Given material:

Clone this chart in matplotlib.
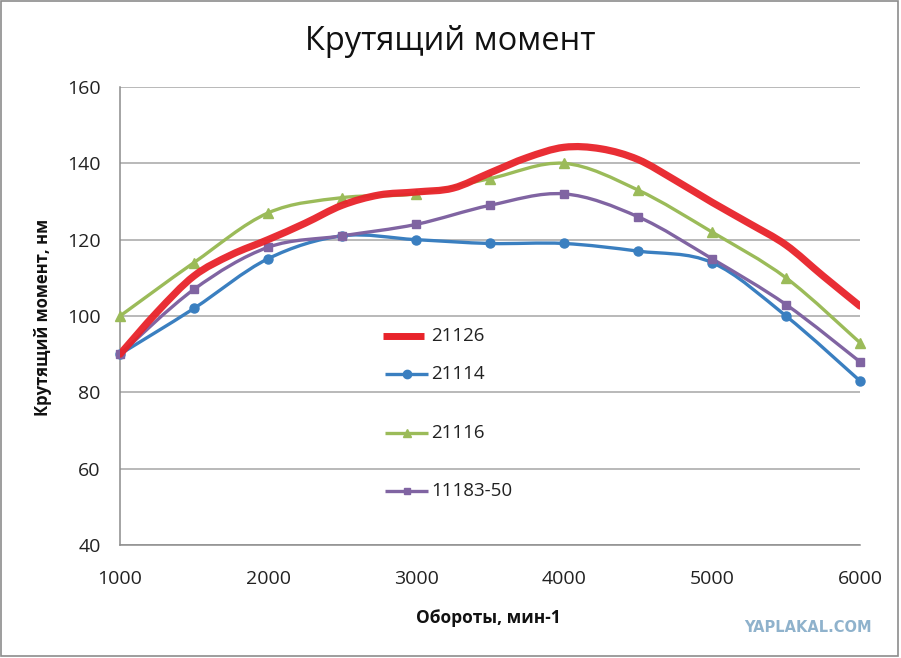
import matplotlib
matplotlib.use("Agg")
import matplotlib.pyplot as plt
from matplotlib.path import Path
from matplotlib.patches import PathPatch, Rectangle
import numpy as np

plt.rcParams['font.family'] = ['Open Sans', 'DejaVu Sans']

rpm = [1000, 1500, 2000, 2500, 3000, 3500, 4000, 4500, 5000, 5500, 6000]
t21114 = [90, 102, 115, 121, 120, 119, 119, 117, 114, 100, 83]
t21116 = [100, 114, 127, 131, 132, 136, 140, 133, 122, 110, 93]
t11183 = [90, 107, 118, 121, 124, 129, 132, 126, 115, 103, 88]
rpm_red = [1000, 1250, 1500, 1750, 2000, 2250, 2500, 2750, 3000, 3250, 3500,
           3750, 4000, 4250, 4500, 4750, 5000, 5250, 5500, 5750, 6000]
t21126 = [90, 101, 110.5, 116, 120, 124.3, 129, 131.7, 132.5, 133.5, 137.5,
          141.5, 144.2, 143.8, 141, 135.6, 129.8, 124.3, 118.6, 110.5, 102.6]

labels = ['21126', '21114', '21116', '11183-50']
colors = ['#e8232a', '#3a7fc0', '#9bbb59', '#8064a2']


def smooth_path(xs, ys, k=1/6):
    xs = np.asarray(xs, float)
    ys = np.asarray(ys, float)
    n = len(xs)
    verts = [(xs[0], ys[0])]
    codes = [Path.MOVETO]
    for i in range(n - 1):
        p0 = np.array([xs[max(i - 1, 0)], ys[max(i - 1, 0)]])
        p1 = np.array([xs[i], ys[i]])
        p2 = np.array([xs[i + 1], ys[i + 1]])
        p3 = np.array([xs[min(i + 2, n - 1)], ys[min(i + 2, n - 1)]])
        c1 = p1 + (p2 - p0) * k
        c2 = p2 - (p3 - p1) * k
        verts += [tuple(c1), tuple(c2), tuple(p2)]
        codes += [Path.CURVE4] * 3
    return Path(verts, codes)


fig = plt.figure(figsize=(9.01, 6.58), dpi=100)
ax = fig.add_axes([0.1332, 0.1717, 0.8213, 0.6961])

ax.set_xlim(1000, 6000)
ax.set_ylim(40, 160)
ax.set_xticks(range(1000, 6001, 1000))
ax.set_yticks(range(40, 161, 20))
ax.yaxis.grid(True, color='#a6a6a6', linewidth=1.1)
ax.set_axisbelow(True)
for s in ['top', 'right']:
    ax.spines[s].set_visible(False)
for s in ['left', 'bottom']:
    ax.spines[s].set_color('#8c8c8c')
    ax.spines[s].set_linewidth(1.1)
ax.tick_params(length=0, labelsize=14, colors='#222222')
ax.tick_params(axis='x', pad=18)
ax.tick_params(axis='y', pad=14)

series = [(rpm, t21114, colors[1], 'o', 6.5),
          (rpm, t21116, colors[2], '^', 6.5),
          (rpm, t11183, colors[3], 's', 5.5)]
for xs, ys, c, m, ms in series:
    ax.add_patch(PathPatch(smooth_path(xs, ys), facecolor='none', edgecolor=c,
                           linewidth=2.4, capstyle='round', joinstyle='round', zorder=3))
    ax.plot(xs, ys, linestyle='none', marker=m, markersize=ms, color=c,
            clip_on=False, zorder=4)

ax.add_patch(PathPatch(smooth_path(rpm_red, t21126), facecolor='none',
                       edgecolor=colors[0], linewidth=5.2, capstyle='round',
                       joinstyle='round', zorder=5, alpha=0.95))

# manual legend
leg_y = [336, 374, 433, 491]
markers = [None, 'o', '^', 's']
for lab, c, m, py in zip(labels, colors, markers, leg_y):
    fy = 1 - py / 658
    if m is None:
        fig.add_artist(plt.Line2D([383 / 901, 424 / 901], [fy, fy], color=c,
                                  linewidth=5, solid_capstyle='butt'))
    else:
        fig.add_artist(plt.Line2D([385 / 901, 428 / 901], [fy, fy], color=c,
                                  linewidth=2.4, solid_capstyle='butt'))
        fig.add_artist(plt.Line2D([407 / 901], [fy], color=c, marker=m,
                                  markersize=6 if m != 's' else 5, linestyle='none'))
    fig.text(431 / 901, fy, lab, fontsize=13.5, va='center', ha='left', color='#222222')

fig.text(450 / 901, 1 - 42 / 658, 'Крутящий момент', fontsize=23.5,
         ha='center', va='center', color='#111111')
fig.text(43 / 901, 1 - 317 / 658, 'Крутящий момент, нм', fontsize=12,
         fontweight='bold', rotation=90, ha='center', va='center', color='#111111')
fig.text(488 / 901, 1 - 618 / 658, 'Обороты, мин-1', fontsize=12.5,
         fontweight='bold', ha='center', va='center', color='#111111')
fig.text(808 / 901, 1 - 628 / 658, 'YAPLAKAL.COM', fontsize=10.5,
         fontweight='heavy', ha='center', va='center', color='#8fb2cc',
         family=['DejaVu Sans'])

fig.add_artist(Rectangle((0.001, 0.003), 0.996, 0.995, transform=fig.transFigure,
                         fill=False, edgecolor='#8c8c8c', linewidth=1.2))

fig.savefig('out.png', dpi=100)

What you are asked to do: All the lines above are to be reproduced exactly, except the pictures.

Output below:
Clone this chart in matplotlib.
import matplotlib
matplotlib.use("Agg")
import matplotlib.pyplot as plt
from matplotlib.path import Path
from matplotlib.patches import PathPatch, Rectangle
import numpy as np

plt.rcParams['font.family'] = ['Open Sans', 'DejaVu Sans']

rpm = [1000, 1500, 2000, 2500, 3000, 3500, 4000, 4500, 5000, 5500, 6000]
t21114 = [90, 102, 115, 121, 120, 119, 119, 117, 114, 100, 83]
t21116 = [100, 114, 127, 131, 132, 136, 140, 133, 122, 110, 93]
t11183 = [90, 107, 118, 121, 124, 129, 132, 126, 115, 103, 88]
rpm_red = [1000, 1250, 1500, 1750, 2000, 2250, 2500, 2750, 3000, 3250, 3500,
           3750, 4000, 4250, 4500, 4750, 5000, 5250, 5500, 5750, 6000]
t21126 = [90, 101, 110.5, 116, 120, 124.3, 129, 131.7, 132.5, 133.5, 137.5,
          141.5, 144.2, 143.8, 141, 135.6, 129.8, 124.3, 118.6, 110.5, 102.6]

labels = ['21126', '21114', '21116', '11183-50']
colors = ['#e8232a', '#3a7fc0', '#9bbb59', '#8064a2']


def smooth_path(xs, ys, k=1/6):
    xs = np.asarray(xs, float)
    ys = np.asarray(ys, float)
    n = len(xs)
    verts = [(xs[0], ys[0])]
    codes = [Path.MOVETO]
    for i in range(n - 1):
        p0 = np.array([xs[max(i - 1, 0)], ys[max(i - 1, 0)]])
        p1 = np.array([xs[i], ys[i]])
        p2 = np.array([xs[i + 1], ys[i + 1]])
        p3 = np.array([xs[min(i + 2, n - 1)], ys[min(i + 2, n - 1)]])
        c1 = p1 + (p2 - p0) * k
        c2 = p2 - (p3 - p1) * k
        verts += [tuple(c1), tuple(c2), tuple(p2)]
        codes += [Path.CURVE4] * 3
    return Path(verts, codes)


fig = plt.figure(figsize=(9.01, 6.58), dpi=100)
ax = fig.add_axes([0.1332, 0.1717, 0.8213, 0.6961])

ax.set_xlim(1000, 6000)
ax.set_ylim(40, 160)
ax.set_xticks(range(1000, 6001, 1000))
ax.set_yticks(range(40, 161, 20))
ax.yaxis.grid(True, color='#a6a6a6', linewidth=1.1)
ax.set_axisbelow(True)
for s in ['top', 'right']:
    ax.spines[s].set_visible(False)
for s in ['left', 'bottom']:
    ax.spines[s].set_color('#8c8c8c')
    ax.spines[s].set_linewidth(1.1)
ax.tick_params(length=0, labelsize=14, colors='#222222')
ax.tick_params(axis='x', pad=18)
ax.tick_params(axis='y', pad=14)

series = [(rpm, t21114, colors[1], 'o', 6.5),
          (rpm, t21116, colors[2], '^', 6.5),
          (rpm, t11183, colors[3], 's', 5.5)]
for xs, ys, c, m, ms in series:
    ax.add_patch(PathPatch(smooth_path(xs, ys), facecolor='none', edgecolor=c,
                           linewidth=2.4, capstyle='round', joinstyle='round', zorder=3))
    ax.plot(xs, ys, linestyle='none', marker=m, markersize=ms, color=c,
            clip_on=False, zorder=4)

ax.add_patch(PathPatch(smooth_path(rpm_red, t21126), facecolor='none',
                       edgecolor=colors[0], linewidth=5.2, capstyle='round',
                       joinstyle='round', zorder=5, alpha=0.95))

# manual legend
leg_y = [336, 374, 433, 491]
markers = [None, 'o', '^', 's']
for lab, c, m, py in zip(labels, colors, markers, leg_y):
    fy = 1 - py / 658
    if m is None:
        fig.add_artist(plt.Line2D([383 / 901, 424 / 901], [fy, fy], color=c,
                                  linewidth=5, solid_capstyle='butt'))
    else:
        fig.add_artist(plt.Line2D([385 / 901, 428 / 901], [fy, fy], color=c,
                                  linewidth=2.4, solid_capstyle='butt'))
        fig.add_artist(plt.Line2D([407 / 901], [fy], color=c, marker=m,
                                  markersize=6 if m != 's' else 5, linestyle='none'))
    fig.text(431 / 901, fy, lab, fontsize=13.5, va='center', ha='left', color='#222222')

fig.text(450 / 901, 1 - 42 / 658, 'Крутящий момент', fontsize=23.5,
         ha='center', va='center', color='#111111')
fig.text(43 / 901, 1 - 317 / 658, 'Крутящий момент, нм', fontsize=12,
         fontweight='bold', rotation=90, ha='center', va='center', color='#111111')
fig.text(488 / 901, 1 - 618 / 658, 'Обороты, мин-1', fontsize=12.5,
         fontweight='bold', ha='center', va='center', color='#111111')
fig.text(808 / 901, 1 - 628 / 658, 'YAPLAKAL.COM', fontsize=10.5,
         fontweight='heavy', ha='center', va='center', color='#8fb2cc',
         family=['DejaVu Sans'])

fig.add_artist(Rectangle((0.001, 0.003), 0.996, 0.995, transform=fig.transFigure,
                         fill=False, edgecolor='#8c8c8c', linewidth=1.2))

fig.savefig('out.png', dpi=100)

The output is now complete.